With pictures left out, retype the lines from the start of the records through the one that contains "plt.rcParams['axes.unicode_minus'] = False".

--- begin ---

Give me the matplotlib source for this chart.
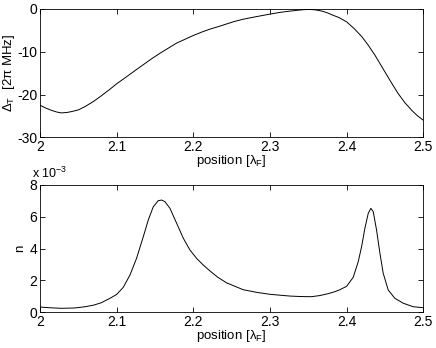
import matplotlib
matplotlib.use('Agg')
import matplotlib.pyplot as plt

plt.rcParams['font.family'] = ['Liberation Sans', 'DejaVu Sans']
plt.rcParams['mathtext.fontset'] = 'custom'
plt.rcParams['mathtext.rm'] = 'Liberation Sans'
plt.rcParams['mathtext.it'] = 'Liberation Sans'
plt.rcParams['axes.unicode_minus'] = False

# === Data ===
pos_top = [2.000, 2.008, 2.015, 2.022, 2.028, 2.035, 2.041, 2.050, 2.059, 2.070,
           2.080, 2.091, 2.100, 2.111, 2.124, 2.135, 2.146, 2.157, 2.168, 2.178,
           2.189, 2.200, 2.211, 2.222, 2.233, 2.2435, 2.254, 2.265, 2.282, 2.300,
           2.313, 2.326, 2.336, 2.345, 2.352, 2.359, 2.368, 2.375, 2.380, 2.390,
           2.400, 2.410, 2.420, 2.428, 2.437, 2.443, 2.450, 2.458, 2.467, 2.476,
           2.485, 2.492, 2.500]
detuning = [-22.5, -23.2, -23.7, -24.1, -24.3, -24.2, -24.0, -23.6, -22.8, -21.6,
            -20.3, -18.8, -17.5, -16.1, -14.4, -13.0, -11.6, -10.3, -9.1, -8.0,
            -7.1, -6.2, -5.4, -4.7, -4.1, -3.5, -2.9, -2.4, -1.8, -1.2,
            -0.8, -0.5, -0.3, -0.15, -0.12, -0.2, -0.5, -0.9, -1.3, -2.0,
            -3.0, -4.6, -6.5, -8.4, -10.8, -12.6, -14.7, -17.1, -19.7, -21.9,
            -23.7, -24.9, -26.0]

pos_bot = [2.000, 2.015, 2.028, 2.045, 2.059, 2.070, 2.080, 2.0913, 2.100, 2.1087,
           2.1174, 2.126, 2.1348, 2.1413, 2.1478, 2.1543, 2.1587, 2.163, 2.1696, 2.1783,
           2.187, 2.1957, 2.2043, 2.213, 2.2217, 2.232, 2.2435, 2.265, 2.283, 2.300,
           2.326, 2.340, 2.354, 2.365, 2.376, 2.385, 2.3913, 2.400, 2.4087, 2.4152,
           2.4196, 2.4239, 2.4283, 2.4317, 2.4348, 2.4391, 2.4435, 2.4478, 2.4543, 2.463,
           2.4739, 2.4869, 2.500]
density = [0.33, 0.28, 0.25, 0.27, 0.35, 0.45, 0.60, 0.88, 1.12, 1.57,
           2.34, 3.39, 4.75, 5.8, 6.63, 7.01, 7.05, 6.95, 6.53, 5.59,
           4.65, 3.91, 3.39, 2.97, 2.6, 2.2, 1.85, 1.42, 1.25, 1.13,
           1.02, 0.99, 0.98, 1.05, 1.17, 1.3, 1.42, 1.63, 2.2, 3.18,
           4.12, 5.28, 6.22, 6.53, 6.32, 5.17, 3.71, 2.45, 1.40, 0.88,
           0.57, 0.35, 0.29]

xticks = [2, 2.1, 2.2, 2.3, 2.4, 2.5]
xticklabels = ['2', '2.1', '2.2', '2.3', '2.4', '2.5']


def style_axes(ax):
    """ MATLAB-like box with inward ticks on all sides """
    ax.tick_params(direction='in', top=True, right=True, length=3.5, width=0.6,
                   labelsize=10, pad=2)
    for sp in ax.spines.values():
        sp.set_linewidth(0.6)
    ax.set_xlim(2, 2.5)
    ax.set_xticks(xticks)
    ax.set_xticklabels(xticklabels)
    ax.set_xlabel(r'position [$\lambda_F$]', fontsize=9.5, labelpad=-1)


fig = plt.figure(figsize=(4.36, 3.48), dpi=100)

ax1 = fig.add_axes([0.0917, 0.6055, 0.879, 0.3687])
ax1.plot(pos_top, detuning, color='black', lw=0.7)
style_axes(ax1)
ax1.set_ylim(-30, 0)
ax1.set_yticks([-30, -20, -10, 0])
ax1.set_ylabel(r'$\Delta_T$  [2$\pi$ MHz]', fontsize=9.5, labelpad=0)

ax2 = fig.add_axes([0.0917, 0.1026, 0.879, 0.366])
ax2.plot(pos_bot, density, color='black', lw=0.7)
style_axes(ax2)
ax2.set_ylim(0, 8)
ax2.set_yticks([0, 2, 4, 6, 8])
ax2.set_ylabel('n', fontsize=9.5, labelpad=2)
ax2.text(-0.02, 1.03, r'x 10$^{-3}$', transform=ax2.transAxes, fontsize=9,
         ha='left', va='bottom')

fig.savefig('out.png', dpi=100)
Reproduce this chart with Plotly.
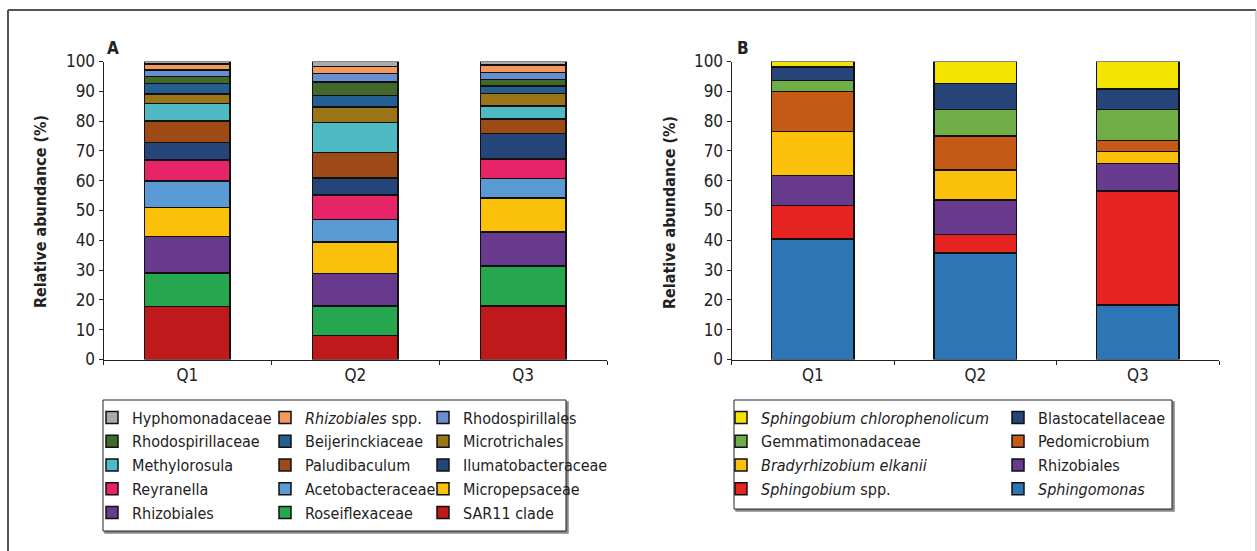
import plotly.graph_objects as go

W, H = 1257, 551

categories = ["Q1", "Q2", "Q3"]

# Panel A (bottom of stack first)
names_a = ["SAR11 clade", "Roseiflexaceae", "Rhizobiales", "Micropepsaceae",
           "Acetobacteraceae", "Reyranella", "Ilumatobacteraceae", "Paludibaculum",
           "Methylorosula", "Microtrichales", "Beijerinckiaceae", "Rhodospirillaceae",
           "Rhodospirillales", "<i>Rhizobiales</i> spp.", "Hyphomonadaceae"]
sar11 = [17.8, 8.1, 18.0]
roseiflexaceae = [11.2, 9.9, 13.4]
rhizobiales_a = [12.3, 10.8, 11.4]
micropepsaceae = [9.7, 10.7, 11.4]
acetobacteraceae = [8.9, 7.4, 6.5]
reyranella = [7.0, 8.3, 6.6]
ilumatobacteraceae = [5.9, 5.7, 8.5]
paludibaculum = [7.2, 8.6, 4.9]
methylorosula = [5.9, 10.1, 4.3]
microtrichales = [3.2, 5.1, 4.2]
beijerinckiaceae = [3.5, 3.9, 2.6]
rhodospirillaceae = [2.3, 4.6, 2.2]
rhodospirillales = [2.3, 2.7, 2.3]
rhizobiales_spp = [1.9, 2.4, 2.5]
hyphomonadaceae = [0.9, 1.7, 1.2]
values_a = [sar11, roseiflexaceae, rhizobiales_a, micropepsaceae, acetobacteraceae,
            reyranella, ilumatobacteraceae, paludibaculum, methylorosula, microtrichales,
            beijerinckiaceae, rhodospirillaceae, rhodospirillales, rhizobiales_spp,
            hyphomonadaceae]
colors_a = ["#C0191B", "#27A650", "#673A8E", "#FBC10A", "#5B9BD5", "#E62467",
            "#254478", "#9E4A17", "#4FBAC4", "#9A7517", "#255E91", "#43682B",
            "#698ED0", "#F4995B", "#ABABAB"]

# Panel B (bottom of stack first)
names_b = ["<i>Sphingomonas</i>", "<i>Sphingobium</i> spp.", "Rhizobiales",
           "<i>Bradyrhizobium elkanii</i>", "Pedomicrobium", "Gemmatimonadaceae",
           "Blastocatellaceae", "<i>Sphingobium chlorophenolicum</i>"]
sphingomonas = [40.5, 35.8, 18.3]
sphingobium_spp = [11.1, 6.2, 38.3]
rhizobiales_b = [10.2, 11.6, 9.1]
bradyrhizobium = [14.7, 10.0, 4.1]
pedomicrobium = [13.4, 11.4, 3.7]
gemmatimonadaceae = [3.8, 8.9, 10.4]
blastocatellaceae = [4.5, 8.8, 6.9]
chlorophenolicum = [1.8, 7.3, 9.2]
values_b = [sphingomonas, sphingobium_spp, rhizobiales_b, bradyrhizobium,
            pedomicrobium, gemmatimonadaceae, blastocatellaceae, chlorophenolicum]
colors_b = ["#2E75B6", "#E52421", "#673A8E", "#FBC10A", "#C55A17", "#70AD47",
            "#264478", "#F3E500"]

yticks = list(range(0, 101, 10))

FONT = "Liberation Sans Narrow, Arial Narrow, DejaVu Sans Condensed, sans-serif"
TXT = "#222222"

fig = go.Figure()

legends_a = ["legend", "legend2", "legend3"]
for i, (n, v, c) in enumerate(zip(names_a, values_a, colors_a)):
    r = len(names_a) - 1 - i
    fig.add_trace(go.Bar(x=categories, y=v, name=n, width=0.51,
                         marker=dict(color=c, line=dict(color="#111111", width=1.5)),
                         xaxis="x", yaxis="y", legend=legends_a[r % 3]))

legends_b = ["legend4", "legend5"]
for i, (n, v, c) in enumerate(zip(names_b, values_b, colors_b)):
    r = len(names_b) - 1 - i
    fig.add_trace(go.Bar(x=categories, y=v, name=n, width=0.51,
                         marker=dict(color=c, line=dict(color="#111111", width=1.5)),
                         xaxis="x2", yaxis="y2", legend=legends_b[r % 2]))

def px_x(p):
    return p / W

def px_y(p):
    return 1 - p / H

ydom = [px_y(359.5), px_y(61.5)]
xdom_a = [px_x(103.5), px_x(607)]
xdom_b = [px_x(731.5), px_x(1219)]

yaxis_common = dict(range=[0, 100], tickvals=yticks, ticks="outside", ticklen=4,
                    tickcolor="#222", showline=True, linecolor="#222", linewidth=1,
                    showgrid=False, zeroline=False, tickfont=dict(family=FONT, size=17, color=TXT),
                    fixedrange=True, automargin=False)
xaxis_common = dict(type="category", ticks="outside", tickson="boundaries", ticklen=4,
                    tickcolor="#222", showline=True, linecolor="#222", linewidth=1,
                    showgrid=False, zeroline=False, tickfont=dict(family=FONT, size=17, color=TXT),
                    fixedrange=True, automargin=False)

legend_common = dict(orientation="v", traceorder="reversed", bgcolor="rgba(0,0,0,0)",
                     borderwidth=0, font=dict(family=FONT, size=16, color=TXT),
                     xanchor="left", yanchor="top", tracegroupgap=0, itemclick=False,
                     itemdoubleclick=False)
ly = px_y(400.5)

fig.update_layout(
    width=W, height=H, margin=dict(l=0, r=0, t=0, b=0, pad=0, autoexpand=False),
    paper_bgcolor="white", plot_bgcolor="white",
    barmode="stack", showlegend=True,
    xaxis=dict(domain=xdom_a, anchor="y", **xaxis_common),
    yaxis=dict(domain=ydom, anchor="x", **yaxis_common),
    xaxis2=dict(domain=xdom_b, anchor="y2", **xaxis_common),
    yaxis2=dict(domain=ydom, anchor="x2", **yaxis_common),
    legend=dict(x=px_x(92), y=ly, **legend_common),
    legend2=dict(x=px_x(265), y=ly, **legend_common),
    legend3=dict(x=px_x(423), y=ly, **legend_common),
    legend4=dict(x=px_x(721), y=ly, **legend_common),
    legend5=dict(x=px_x(998), y=ly, **legend_common),
)

shapes = []
# outer frame
shapes.append(dict(type="line", xref="paper", yref="paper", x0=px_x(8), x1=px_x(8),
                   y0=px_y(10), y1=px_y(560), line=dict(color="#555", width=2)))
shapes.append(dict(type="line", xref="paper", yref="paper", x0=px_x(8), x1=px_x(1256),
                   y0=px_y(10), y1=px_y(10), line=dict(color="#555", width=2)))
shapes.append(dict(type="line", xref="paper", yref="paper", x0=px_x(1256), x1=px_x(1256),
                   y0=px_y(10), y1=px_y(560), line=dict(color="#AAAAAA", width=1)))
# legend boxes with shadow
for (x0, y0, x1, y1) in [(103, 400, 566, 531), (734, 400, 1172, 509)]:
    shapes.append(dict(type="rect", xref="paper", yref="paper",
                       x0=px_x(x0 + 2), x1=px_x(x1 + 2), y0=px_y(y0 + 2), y1=px_y(y1 + 2),
                       line=dict(color="#888888", width=1.5), fillcolor="#888888", layer="above"))
    shapes.append(dict(type="rect", xref="paper", yref="paper",
                       x0=px_x(x0), x1=px_x(x1), y0=px_y(y0), y1=px_y(y1),
                       line=dict(color="#222222", width=1), fillcolor="white", layer="above"))
fig.update_layout(shapes=shapes)

annotations = []
for lab, xpx, ytx in [("A", 112.5, 40), ("B", 742.5, 669)]:
    annotations.append(dict(text="<b>%s</b>" % lab, xref="paper", yref="paper",
                            x=px_x(xpx), y=px_y(48), xanchor="center", yanchor="middle",
                            showarrow=False, font=dict(family=FONT, size=17, color=TXT)))
    annotations.append(dict(text="<b>Relative abundance (%)</b>", xref="paper", yref="paper",
                            x=px_x(ytx), y=px_y(212), xanchor="center", yanchor="middle",
                            textangle=-90, showarrow=False,
                            font=dict(family=FONT, size=16, color=TXT)))
fig.update_layout(annotations=annotations)

fig.write_html("out.html", config={"displayModeBar": False},
               post_script="document.body.style.margin='0';document.body.style.overflow='hidden';")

--- end ---

*REPLY*
Give me the matplotlib source for this chart.
import matplotlib
matplotlib.use('Agg')
import matplotlib.pyplot as plt

plt.rcParams['font.family'] = ['Liberation Sans', 'DejaVu Sans']
plt.rcParams['mathtext.fontset'] = 'custom'
plt.rcParams['mathtext.rm'] = 'Liberation Sans'
plt.rcParams['mathtext.it'] = 'Liberation Sans'
plt.rcParams['axes.unicode_minus'] = False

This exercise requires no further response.